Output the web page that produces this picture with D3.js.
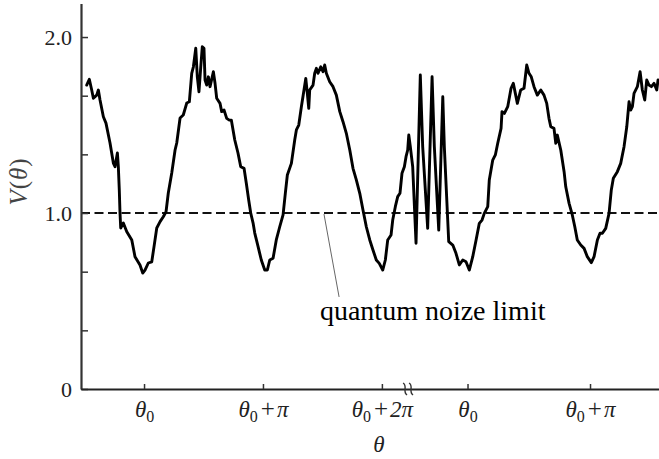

...

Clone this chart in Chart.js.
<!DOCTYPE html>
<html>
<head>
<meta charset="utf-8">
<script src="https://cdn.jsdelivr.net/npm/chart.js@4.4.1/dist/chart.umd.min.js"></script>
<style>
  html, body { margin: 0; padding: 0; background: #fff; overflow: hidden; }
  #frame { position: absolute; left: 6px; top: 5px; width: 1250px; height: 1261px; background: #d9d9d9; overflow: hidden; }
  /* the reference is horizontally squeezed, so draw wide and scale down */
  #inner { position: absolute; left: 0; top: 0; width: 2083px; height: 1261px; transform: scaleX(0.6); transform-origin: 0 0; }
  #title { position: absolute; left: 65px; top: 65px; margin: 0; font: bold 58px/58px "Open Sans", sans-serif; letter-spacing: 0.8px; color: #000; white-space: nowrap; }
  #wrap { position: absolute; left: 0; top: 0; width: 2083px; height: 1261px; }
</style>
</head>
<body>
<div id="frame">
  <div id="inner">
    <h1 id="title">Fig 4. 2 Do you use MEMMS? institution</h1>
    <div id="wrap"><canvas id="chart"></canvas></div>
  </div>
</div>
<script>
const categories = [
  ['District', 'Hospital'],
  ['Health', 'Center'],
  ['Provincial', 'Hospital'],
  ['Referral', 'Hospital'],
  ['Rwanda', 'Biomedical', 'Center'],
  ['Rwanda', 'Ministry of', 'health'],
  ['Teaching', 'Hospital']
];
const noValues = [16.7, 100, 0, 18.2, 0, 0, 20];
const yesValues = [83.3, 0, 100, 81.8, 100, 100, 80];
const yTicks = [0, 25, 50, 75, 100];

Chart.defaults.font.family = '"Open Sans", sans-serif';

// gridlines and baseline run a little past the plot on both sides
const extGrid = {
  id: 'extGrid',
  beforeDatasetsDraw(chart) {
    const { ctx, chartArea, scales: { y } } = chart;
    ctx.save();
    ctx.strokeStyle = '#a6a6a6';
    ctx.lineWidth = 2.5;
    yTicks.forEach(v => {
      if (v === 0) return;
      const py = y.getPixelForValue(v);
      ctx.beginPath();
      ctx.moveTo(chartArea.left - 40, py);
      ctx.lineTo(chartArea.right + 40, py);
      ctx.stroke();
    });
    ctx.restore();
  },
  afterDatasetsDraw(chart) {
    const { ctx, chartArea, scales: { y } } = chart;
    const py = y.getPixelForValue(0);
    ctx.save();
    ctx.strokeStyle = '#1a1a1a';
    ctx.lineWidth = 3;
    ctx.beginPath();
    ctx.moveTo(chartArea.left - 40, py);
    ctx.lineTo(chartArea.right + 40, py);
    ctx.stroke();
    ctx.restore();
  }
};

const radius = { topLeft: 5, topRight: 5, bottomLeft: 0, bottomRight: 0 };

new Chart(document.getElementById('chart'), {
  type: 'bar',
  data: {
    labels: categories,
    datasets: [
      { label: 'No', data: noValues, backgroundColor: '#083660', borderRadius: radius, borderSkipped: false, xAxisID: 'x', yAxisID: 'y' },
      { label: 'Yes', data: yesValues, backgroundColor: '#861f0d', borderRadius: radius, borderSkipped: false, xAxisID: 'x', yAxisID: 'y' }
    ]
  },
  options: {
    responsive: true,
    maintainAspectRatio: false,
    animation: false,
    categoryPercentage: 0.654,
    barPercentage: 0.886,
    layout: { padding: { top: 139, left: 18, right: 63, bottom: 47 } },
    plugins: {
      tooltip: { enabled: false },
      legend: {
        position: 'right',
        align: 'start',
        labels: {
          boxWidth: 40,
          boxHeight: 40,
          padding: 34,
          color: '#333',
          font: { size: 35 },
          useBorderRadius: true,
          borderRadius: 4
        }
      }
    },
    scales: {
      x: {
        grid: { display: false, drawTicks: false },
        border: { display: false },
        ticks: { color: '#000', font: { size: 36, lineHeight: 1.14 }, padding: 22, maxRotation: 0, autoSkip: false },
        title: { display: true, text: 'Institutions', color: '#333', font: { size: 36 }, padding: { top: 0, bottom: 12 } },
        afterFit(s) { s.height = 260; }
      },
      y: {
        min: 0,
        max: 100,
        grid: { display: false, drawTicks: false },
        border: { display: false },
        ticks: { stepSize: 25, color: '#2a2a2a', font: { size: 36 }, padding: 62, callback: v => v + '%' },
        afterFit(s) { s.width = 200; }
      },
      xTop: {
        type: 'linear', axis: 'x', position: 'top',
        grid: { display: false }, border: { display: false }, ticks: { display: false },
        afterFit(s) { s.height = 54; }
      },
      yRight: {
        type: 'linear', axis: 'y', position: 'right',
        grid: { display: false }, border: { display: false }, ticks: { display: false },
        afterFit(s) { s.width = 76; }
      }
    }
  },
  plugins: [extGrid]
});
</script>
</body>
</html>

● REQUIREMENTS
Look for "this" and pull out every line that has it.

● EXERCISE RESPONSE
Output the web page that produces this picture with D3.js.
Clone this chart in Chart.js.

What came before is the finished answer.